After this incident in Dr. Foy's professional office, Mr. Carter testified that Dr. Foy harassed him sexually when she attended his graduation from the C.A.C. certification program on June 4, 1990. The alleged sexual harassment by Dr. Foy during the graduation ceremony included her unwelcome attendance at the graduation (after having been invited, with the invitation subsequently withdrawn), her taking pictures and her kissing Mr. Carter when she presented him with a gift and flowers. Mr. Carter characterized this episode as "embarrassing." Tr. at 90. While this may have been embarrassing for Mr. Carter and may demonstrate that Dr. Foy lacked judgment in attending a ceremony to which her prior invitation had been withdrawn, this does not constitute sexual harassment in any sense in connection with the employment relationship. Mr. Carter did not even suggest that this incident had any consequence in the work place.

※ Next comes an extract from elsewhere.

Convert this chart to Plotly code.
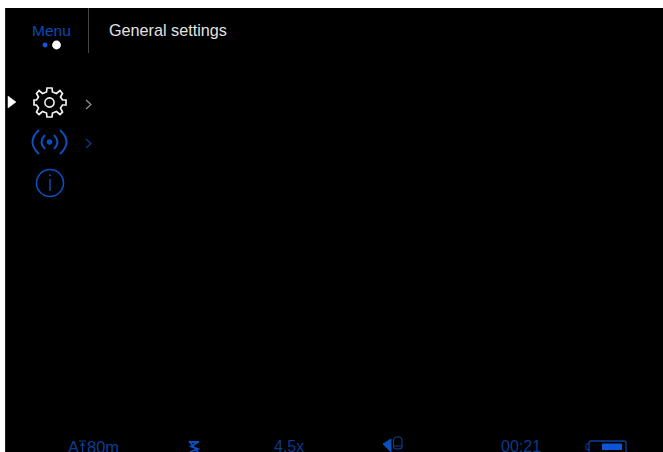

The next alleged incident of sexual harassment also occurred in June of 1990. Mr. Carter testified, and defendant Foy concedes, that on June 5, 1990 at 10:00 AM, Dr. Foy called Mr. Carter at work and asked him to meet over dinner that evening to reconsider their relationship. After Mr. Carter declined the invitation, Dr. Foy then suggested that he resign from his position at Jan Peek House "as a personal consideration" to her and asked him to take a one week vacation to consider his options. Dr. Foy memorialized this conversation in a memorandum of the same date. Plaintiff's Ex. 16; Tr. 91-94.
Mr. Carter acknowledged during his direct and cross examination that he was assured immediately and directly by Ms. Quinn, the Director of Jan Peek House, and also by the Board of Directors of the corporate defendant, that his job was not in jeopardy. Tr. 99, 212, 339, 343, 400, 402-403; Plaintiff's Ex. No. 25. He was further advised that Jeannie Quinn would act as an intermediary between him and Dr. Foy and that he would no longer have to report directly to Dr. Foy, if that had ever been a requirement of his job.
Mr. Carter could cite no other examples of alleged harassment that occurred during the four month period between June 5, 1990 and October 15, 1990, the date he resigned.
Jeannie Quinn gave two week's notice of her resignation as Director of Jan Peek House, on October 1, 1990, and on the following day the Board caused her to be removed from the premises. Tr. 117-118, 121-122.
By letter dated June 11, 1990, some three and a half months before plaintiff's resignation, (Plaintiff's Ex. No. 18) addressed to the Executive Committee of the Board, Ms. Quinn responds to "the many disparaging remarks about my work performance made by the Board Chairperson [Foy] at our meeting last night" and complains:
"The issue of the personal relationship between Janet and Larry has been a difficult one for me to manage all along as it was for my predecessor. In her zeal to enhance his career, Janet has made many demands of me over the months. At her insistence, I did the paperwork to have our site approved for CAC hours; budget discussions were prolonged because she argued for a higher salary for him; I have had to intervene when Janet bypassed me concerning shelter related issues and addressed her demands/requests to Larry. Limit setting was a tricky issue because there were very blurred, at best, lines between the personal and professional boundaries between the two people.